• Exercise description:
Pull every line of the entries that has the word "with".

• Records shown:
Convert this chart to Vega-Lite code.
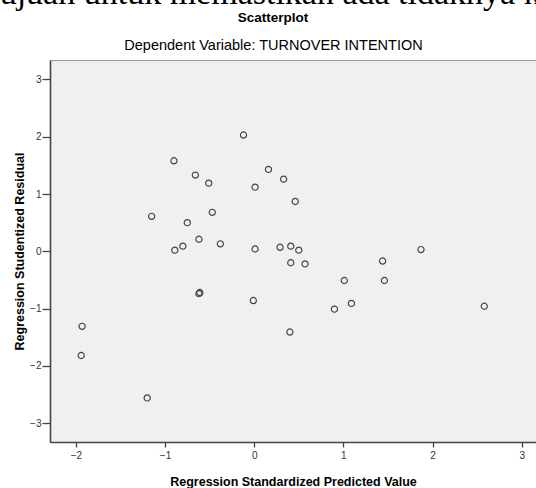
{
  "$schema": "https://vega.github.io/schema/vega-lite/v6.json",
  "autosize": {"type": "none"},
  "padding": {"left": 50, "top": 60, "right": 0, "bottom": 46},
  "width": 486,
  "height": 382,
  "background": "white",
  "title": {
    "text": "tujuan untuk memastikan ada tidaknya ke",
    "font": "Liberation Serif",
    "fontSize": 34,
    "fontWeight": "normal",
    "color": "black",
    "subtitle": "Scatterplot",
    "subtitleFont": "Liberation Sans",
    "subtitleFontSize": 13.5,
    "subtitleFontWeight": "bold",
    "subtitleColor": "black",
    "subtitlePadding": 0,
    "anchor": "middle",
    "dx": -20,
    "offset": 13
  },
  "data": {
    "values": [
      {"predicted": -0.12, "residual": 2.03},
      {"predicted": -0.90, "residual": 1.58},
      {"predicted": -0.66, "residual": 1.33},
      {"predicted": -0.51, "residual": 1.19},
      {"predicted": 0.16, "residual": 1.43},
      {"predicted": 0.01, "residual": 1.12},
      {"predicted": 0.33, "residual": 1.26},
      {"predicted": 0.46, "residual": 0.87},
      {"predicted": -1.15, "residual": 0.61},
      {"predicted": -0.75, "residual": 0.50},
      {"predicted": -0.47, "residual": 0.68},
      {"predicted": -0.62, "residual": 0.21},
      {"predicted": -0.38, "residual": 0.13},
      {"predicted": -0.89, "residual": 0.02},
      {"predicted": -0.80, "residual": 0.09},
      {"predicted": 0.01, "residual": 0.04},
      {"predicted": 0.29, "residual": 0.07},
      {"predicted": 0.41, "residual": 0.09},
      {"predicted": 0.50, "residual": 0.02},
      {"predicted": 0.41, "residual": -0.20},
      {"predicted": 0.57, "residual": -0.22},
      {"predicted": 1.44, "residual": -0.17},
      {"predicted": 1.87, "residual": 0.03},
      {"predicted": 1.01, "residual": -0.51},
      {"predicted": 1.46, "residual": -0.51},
      {"predicted": 0.90, "residual": -1.01},
      {"predicted": 1.09, "residual": -0.91},
      {"predicted": 2.58, "residual": -0.96},
      {"predicted": 0.40, "residual": -1.41},
      {"predicted": -0.61, "residual": -0.72},
      {"predicted": -0.62, "residual": -0.74},
      {"predicted": -0.01, "residual": -0.86},
      {"predicted": -1.93, "residual": -1.31},
      {"predicted": -1.94, "residual": -1.82},
      {"predicted": -1.20, "residual": -2.56}
    ]
  },
  "layer": [
    {
      "mark": {"type": "point", "shape": "circle", "filled": false, "stroke": "#444444", "strokeWidth": 1.2, "size": 38, "opacity": 1},
      "encoding": {
        "x": {
          "field": "predicted", "type": "quantitative",
          "scale": {"domain": [-2.29, 3.16], "nice": false, "zero": false},
          "axis": {
            "orient": "bottom", "values": [-2, -1, 0, 1, 2, 3], "format": "d", "grid": false,
            "title": "Regression Standardized Predicted Value",
            "titleFont": "Liberation Sans", "titleFontSize": 12.5, "titleFontWeight": "bold", "titleColor": "black",
            "titlePadding": 15,
            "labelFont": "Liberation Sans Narrow, Liberation Sans", "labelFontSize": 10, "labelColor": "#333333", "labelPadding": 3,
            "domainColor": "#444444", "domainWidth": 1.6,
            "tickColor": "#444444", "tickWidth": 1.3, "tickSize": 5
          }
        },
        "y": {
          "field": "residual", "type": "quantitative",
          "scale": {"domain": [-3.33, 3.34], "nice": false, "zero": false},
          "axis": {
            "values": [-3, -2, -1, 0, 1, 2, 3], "format": "d", "grid": false,
            "title": "Regression Studentized Residual",
            "titleFont": "Liberation Sans", "titleFontSize": 12.5, "titleFontWeight": "bold", "titleColor": "black",
            "titlePadding": 3,
            "labelFont": "Liberation Sans Narrow, Liberation Sans", "labelFontSize": 10, "labelColor": "#333333", "labelPadding": 1,
            "domainColor": "#444444", "domainWidth": 1.6,
            "tickColor": "#444444", "tickWidth": 1.3, "tickSize": 8
          }
        }
      }
    },
    {
      "mark": {"type": "point", "opacity": 0},
      "encoding": {
        "x": {
          "field": "predicted", "type": "quantitative",
          "axis": {
            "orient": "top", "grid": false, "ticks": false, "labels": false,
            "title": "Dependent Variable: TURNOVER INTENTION",
            "titleFont": "Liberation Sans", "titleFontSize": 14.5, "titleFontWeight": "normal", "titleColor": "black",
            "titlePadding": 8, "titleX": 223,
            "domainColor": "#999999", "domainWidth": 1
          }
        },
        "y": {"field": "residual", "type": "quantitative"}
      }
    }
  ],
  "resolve": {"axis": {"x": "independent"}},
  "config": {
    "view": {"fill": "#f0f0f0", "stroke": null}
  }
}
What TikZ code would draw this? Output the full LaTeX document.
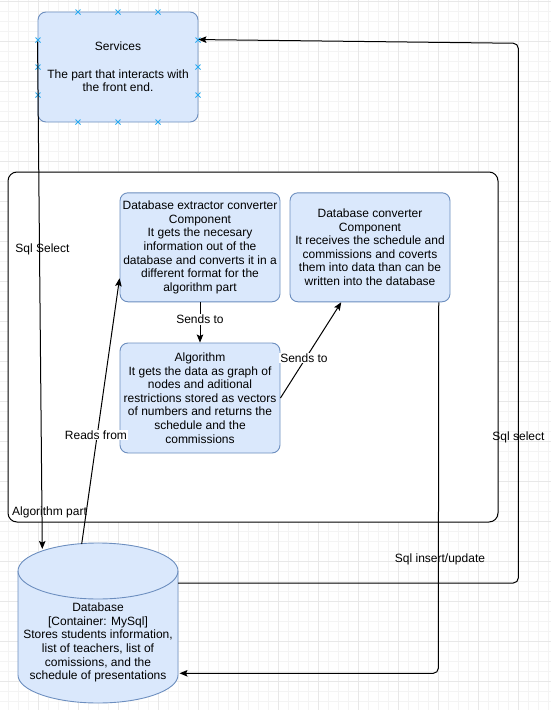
\documentclass[tikz,border=0pt]{standalone}
\usepackage{fontspec}
\setmainfont{Liberation Sans}
\usetikzlibrary{arrows.meta,calc}
\definecolor{boxfill}{HTML}{DAE8FC}
\definecolor{boxline}{HTML}{6C8EBF}
\definecolor{gridminor}{HTML}{F4F4F4}
\definecolor{gridmajor}{HTML}{E8E8E8}
\definecolor{markblue}{RGB}{41,170,240}
\tikzset{
  comp/.style={draw=boxline, fill=boxfill, rounded corners=8pt, line width=0.9pt,
    minimum width=160pt, minimum height=110pt, align=center, inner sep=2pt,
    font=\fontsize{12}{13.6}\selectfont},
  conn/.style={draw=black, line width=1pt, -{Stealth[length=8pt,width=6.5pt,inset=1.5pt]}},
  plainconn/.style={draw=black, line width=1pt},
  lbl/.style={font=\fontsize{12}{13.6}\selectfont, inner sep=1pt},
  lblw/.style={lbl, fill=white},
  xmark/.style={draw=markblue, line width=0.8pt}
}
\begin{document}
\begin{tikzpicture}[x=1pt,y=-1pt]
\useasboundingbox (0,0) rectangle (551,710);
\fill[white] (0,0) rectangle (551,710);
% grid
\foreach \gx in {-1.7,8.3,...,551} \draw[gridminor, line width=0.6pt] (\gx,0) -- (\gx,710);
\foreach \gy in {1.7,11.7,...,710} \draw[gridminor, line width=0.6pt] (0,\gy) -- (551,\gy);
\foreach \gx in {-1.7,38.3,...,551} \draw[gridmajor, line width=0.7pt] (\gx,0) -- (\gx,710);
\foreach \gy in {1.7,41.7,...,710} \draw[gridmajor, line width=0.7pt] (0,\gy) -- (551,\gy);

% container
\node[draw=black, fill=white, line width=1pt, rounded corners=9pt, minimum width=490pt, minimum height=350pt, inner sep=0pt] (algpart) at (253,347) {};
\node[lbl, anchor=west] (algpartlbl) at (11,512) {Algorithm part};

% services
\node[comp, minimum height=110pt] (services) at (118,67) {Services\\[13.6pt]The part that interacts with\\the front end.};
\foreach \mx in {78,118,158} {
  \foreach \my in {12,122} {
    \draw[xmark] (\mx-2.5,\my-2.5) -- (\mx+2.5,\my+2.5) (\mx-2.5,\my+2.5) -- (\mx+2.5,\my-2.5);
  }
}
\foreach \my in {40,67,95} {
  \foreach \mx in {38,198} {
    \draw[xmark] (\mx-2.5,\my-2.5) -- (\mx+2.5,\my+2.5) (\mx-2.5,\my+2.5) -- (\mx+2.5,\my-2.5);
  }
}

% components
\node[comp, minimum height=109pt] (ext) at (200,247.3) {Database extractor converter\\Component\\It gets the necesary\\information out of the\\database and converts it in a\\different format for the\\algorithm part};
\node[comp, minimum height=109pt] (conv) at (370,247.3) {Database converter\\Component\\It receives the schedule and\\commissions and coverts\\them into data than can be\\written into the database};
\node[comp, minimum height=110pt] (alg) at (200,398) {Algorithm\\It gets the data as graph of\\nodes and aditional\\restrictions stored as vectors\\of numbers and returns the\\schedule and the\\commissions};

% database cylinder
\begin{scope}[draw=boxline, fill=boxfill, line width=0.9pt]
\filldraw (18,571) -- (18,675) arc[start angle=180, end angle=360, x radius=80pt, y radius=28pt]
  -- (178,571) arc[start angle=0, end angle=180, x radius=80pt, y radius=28pt] -- cycle;
\draw (18,571) arc[start angle=180, end angle=360, x radius=80pt, y radius=28pt];
\end{scope}
\node[lbl, align=center] (db) at (98,642.5) {Database\\{}{[Container: MySql]}\\Stores students information,\\list of teachers, list of\\comissions, and the\\schedule of presentations};
\coordinate (dbtopA) at (42.3,549);
\coordinate (dbtopB) at (81.7,544);
\coordinate (dbright) at (178,583);
\coordinate (dbin) at (179.5,673.3);

% connectors
\coordinate (svcexit) at ([yshift=-30pt]services.north west);
\draw[conn] (svcexit) -- (dbtopA);
\node[lbl] (sqlsel1) at (42.5,249) {Sql Select};

\draw[conn] (dbtopB) -- ([yshift=24pt]ext.south west);
\node[lblw] (readsfrom) at (96,435) {Reads from};

\draw[conn] (ext.south) -- (alg.north);
\node[lblw] (sends1) at (200,319.5) {Sends to};

\draw[conn] (alg.east) -- ([xshift=51.7pt]conv.south west);
\node[lblw] (sends2) at (304,358) {Sends to};

\draw[conn, rounded corners=5pt] ([xshift=-11.7pt]conv.south east) -- (438.3,673.3) -- (dbin);
\node[lbl] (sqlins) at (440,559.5) {Sql insert/update};

\draw[conn, rounded corners=5pt] (dbright) -- (518.3,583) -- (518.3,43.3) -- ([yshift=-28pt]services.north east);
\node[lbl] (sqlsel2) at (518.5,437) {Sql select};
\end{tikzpicture}
\end{document}
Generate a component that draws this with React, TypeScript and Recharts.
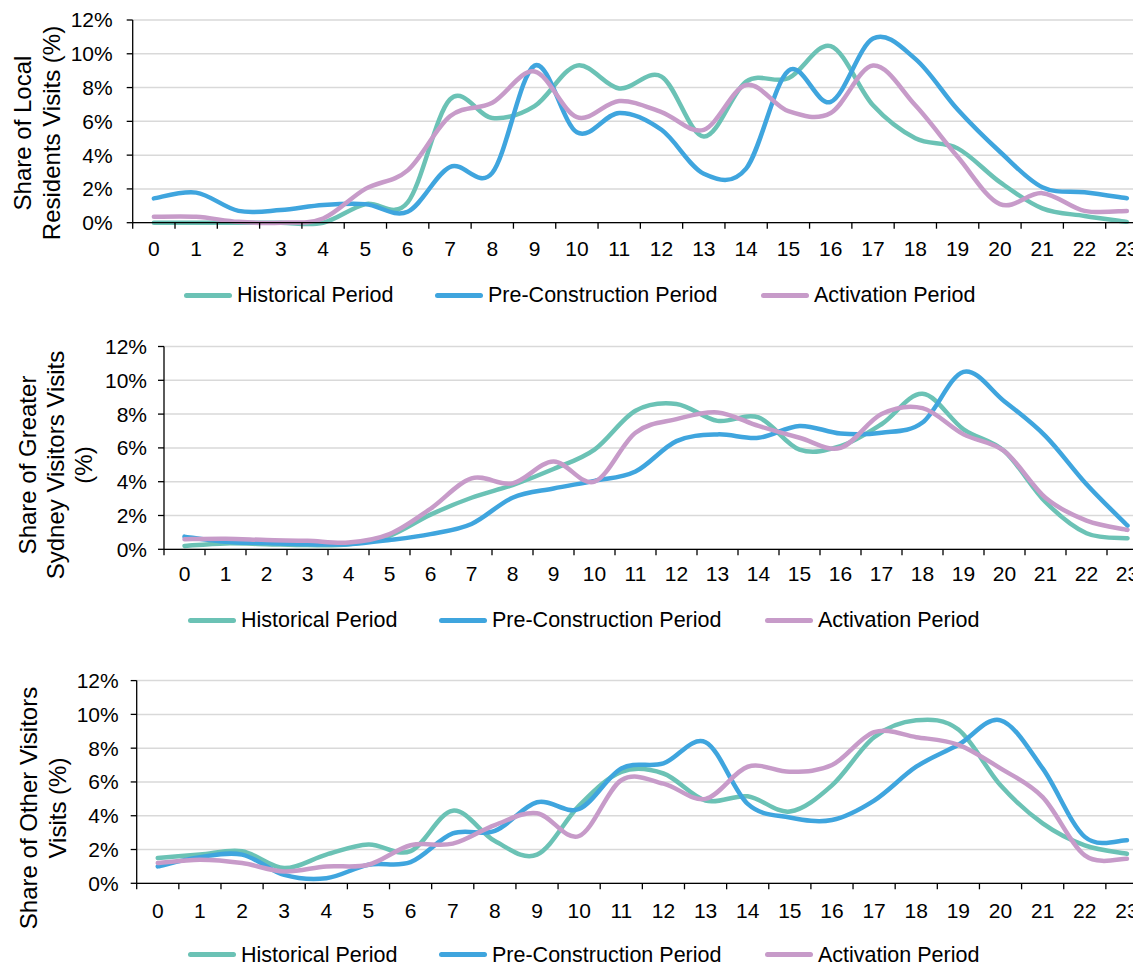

• Full response:
\node[comp, minimum height=110pt] (services) at (118,67) {Services\\[13.6pt]The part that interacts with\\the front end.};
Generate a component that draws this with React, TypeScript and Recharts.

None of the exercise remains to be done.